Source material:
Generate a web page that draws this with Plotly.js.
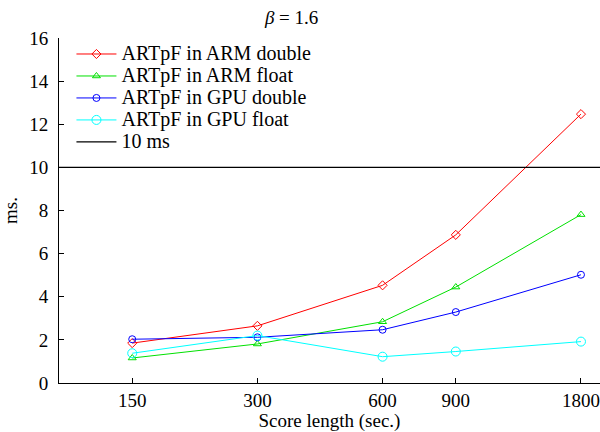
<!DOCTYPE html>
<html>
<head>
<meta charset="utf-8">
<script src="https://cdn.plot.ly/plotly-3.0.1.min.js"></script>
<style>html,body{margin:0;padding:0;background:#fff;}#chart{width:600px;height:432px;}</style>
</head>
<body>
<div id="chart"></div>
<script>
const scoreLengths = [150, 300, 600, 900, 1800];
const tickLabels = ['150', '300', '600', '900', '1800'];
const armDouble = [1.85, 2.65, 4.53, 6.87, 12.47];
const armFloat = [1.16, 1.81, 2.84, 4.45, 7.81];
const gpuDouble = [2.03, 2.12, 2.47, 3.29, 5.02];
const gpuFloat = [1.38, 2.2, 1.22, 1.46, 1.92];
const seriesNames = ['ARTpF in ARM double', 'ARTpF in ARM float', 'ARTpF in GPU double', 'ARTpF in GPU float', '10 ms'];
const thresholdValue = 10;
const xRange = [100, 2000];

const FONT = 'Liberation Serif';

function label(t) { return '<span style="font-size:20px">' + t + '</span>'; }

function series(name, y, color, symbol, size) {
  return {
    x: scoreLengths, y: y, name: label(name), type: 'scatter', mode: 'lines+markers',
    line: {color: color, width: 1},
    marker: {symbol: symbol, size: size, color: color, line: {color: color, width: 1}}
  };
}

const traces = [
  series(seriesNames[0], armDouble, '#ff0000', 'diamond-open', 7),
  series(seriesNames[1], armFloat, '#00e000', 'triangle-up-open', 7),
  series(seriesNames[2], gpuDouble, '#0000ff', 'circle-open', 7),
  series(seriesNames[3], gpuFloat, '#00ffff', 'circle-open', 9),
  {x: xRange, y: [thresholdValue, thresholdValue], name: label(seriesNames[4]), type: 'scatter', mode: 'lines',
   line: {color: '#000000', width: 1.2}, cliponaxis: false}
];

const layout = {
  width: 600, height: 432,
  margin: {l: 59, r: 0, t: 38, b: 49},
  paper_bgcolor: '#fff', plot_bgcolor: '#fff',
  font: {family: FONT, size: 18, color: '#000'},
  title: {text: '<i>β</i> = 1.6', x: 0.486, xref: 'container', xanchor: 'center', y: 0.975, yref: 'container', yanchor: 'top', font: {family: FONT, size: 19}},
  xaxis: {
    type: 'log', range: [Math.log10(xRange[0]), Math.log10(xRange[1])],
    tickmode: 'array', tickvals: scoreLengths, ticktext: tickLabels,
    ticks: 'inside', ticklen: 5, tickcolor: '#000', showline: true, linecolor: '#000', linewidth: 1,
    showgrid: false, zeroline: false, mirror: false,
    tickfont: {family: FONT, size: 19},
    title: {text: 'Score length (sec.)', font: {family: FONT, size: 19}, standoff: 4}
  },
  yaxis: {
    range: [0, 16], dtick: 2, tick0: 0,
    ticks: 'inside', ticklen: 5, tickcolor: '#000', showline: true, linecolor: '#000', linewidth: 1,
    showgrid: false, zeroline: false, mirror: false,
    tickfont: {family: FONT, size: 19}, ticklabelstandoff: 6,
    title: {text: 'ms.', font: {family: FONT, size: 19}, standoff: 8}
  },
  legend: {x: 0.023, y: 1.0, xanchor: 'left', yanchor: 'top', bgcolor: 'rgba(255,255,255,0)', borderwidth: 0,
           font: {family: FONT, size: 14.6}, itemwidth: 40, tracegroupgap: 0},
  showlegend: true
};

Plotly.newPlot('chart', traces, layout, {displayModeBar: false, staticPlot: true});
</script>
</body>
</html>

Short problem: Everything from the first line of the listing above through the line that contains "t + '</span>';" is to be restated word for word, minus the pictures.

Exercise result:
Generate a web page that draws this with Plotly.js.
<!DOCTYPE html>
<html>
<head>
<meta charset="utf-8">
<script src="https://cdn.plot.ly/plotly-3.0.1.min.js"></script>
<style>html,body{margin:0;padding:0;background:#fff;}#chart{width:600px;height:432px;}</style>
</head>
<body>
<div id="chart"></div>
<script>
const scoreLengths = [150, 300, 600, 900, 1800];
const tickLabels = ['150', '300', '600', '900', '1800'];
const armDouble = [1.85, 2.65, 4.53, 6.87, 12.47];
const armFloat = [1.16, 1.81, 2.84, 4.45, 7.81];
const gpuDouble = [2.03, 2.12, 2.47, 3.29, 5.02];
const gpuFloat = [1.38, 2.2, 1.22, 1.46, 1.92];
const seriesNames = ['ARTpF in ARM double', 'ARTpF in ARM float', 'ARTpF in GPU double', 'ARTpF in GPU float', '10 ms'];
const thresholdValue = 10;
const xRange = [100, 2000];

const FONT = 'Liberation Serif';

function label(t) { return '<span style="font-size:20px">' + t + '</span>'; }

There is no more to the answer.